The answer is architecture that prioritizes speed over depth and image over atmosphere. It may look good on paper or in a photo, but it fails to support connection, or presence in everyday life.
I recently visited a newly built residential building and left feeling unsettled. It lacked daylight, greenery, variation, and human scale. The ceilings were low, the details cold. It didn’t invite interaction. It felt uninhabited — and maybe uninhabitable.
These kinds of buildings contribute to stress, loneliness, burnout, and even depression — not because they are ugly, but because they are absent of emotional and sensory meaning. The cost of absence, both individual and societal, is high.
Despite this, I believe architecture has the power to restore presence — to become an antidote to the screen, the rush and the fragmentation.
There are buildings and places that make us forget our phones. Places that invite stillness, connection, deep interaction with others or with ourselves. Spaces that restore coherence between our bodies and our thoughts.
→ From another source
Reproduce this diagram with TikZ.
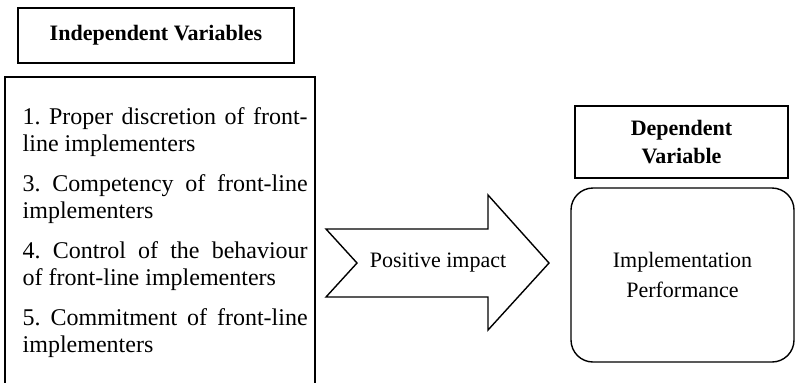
\documentclass[tikz,border=0pt]{standalone}
\usepackage{fontspec}
\setmainfont{Liberation Serif}
\frenchspacing
\begin{document}
\begin{tikzpicture}[x=0.5pt,y=-0.5pt,line width=0.7pt,
  boxed/.style={draw=black,inner sep=0pt,align=center},
  titlefont/.style={font=\fontsize{11}{14}\selectfont\bfseries},
  bodyfont/.style={font=\fontsize{11}{15}\selectfont}]
\useasboundingbox (0,0) rectangle (795,382);
\clip (0,0) rectangle (795,382);
% Independent variables title
\node[boxed,titlefont,minimum width=138pt,minimum height=27.5pt] (indep) at (156,35.5) {Independent Variables};
% list box (bottom lies below the picture's edge)
\node[draw=black,inner sep=0pt,minimum width=155pt,minimum height=171.5pt] (listbox) at (160,248.5) {};
\node[anchor=north west,inner sep=0pt,text width=142.5pt,align=justify,
  font=\fontsize{12}{13.5}\selectfont] (items) at (22,105.1)
  {\frenchspacing\hyphenpenalty=10000\tolerance=9999\parskip=6.5pt\relax
   \strut 1. Proper discretion of front-\linebreak line implementers\par
   3. Competency of front-line\linebreak implementers\par
   4. Control of the behaviour\linebreak of front-line implementers\par
   5. Commitment of front-line\linebreak implementers\par};
% arrow
\draw (326,229) -- (488,229) -- (488,195) -- (549,263) -- (488,330) -- (488,297) -- (326,297) -- (357,263) -- cycle;
\node[bodyfont,inner sep=0pt] (impact) at (438,263) {Positive impact};
% dependent variable
\node[boxed,titlefont,minimum width=106.5pt,minimum height=36pt] (dep) at (681.5,142) {Dependent\\Variable};
\node[boxed,bodyfont,rounded corners=11pt,minimum width=111.5pt,minimum height=87pt] (perf) at (682.5,275) {Implementation\\Performance};
\end{tikzpicture}
\end{document}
To create such architecture, we must go beyond surface-level aesthetics or cost-driven compromises. We must ask:
• What public health problems — like the crisis of attention — are we designing for?
• How does design interact with the mechanisms of the brain and body, not just
abstract trends?
• How can we restore meaning to the everyday?
By defining presence as a design priority, architects and developers can start to build environments that support attention, recovery, and emotional attachment — not just efficient movement or visual novelty.
In the end, it is simple: What happens here and now is the true richness in our lives.Designing for presence isn’t a luxury. It’s not vague or optional. It’s a form of care — for the individual, for the community, and for the attention that underpins both.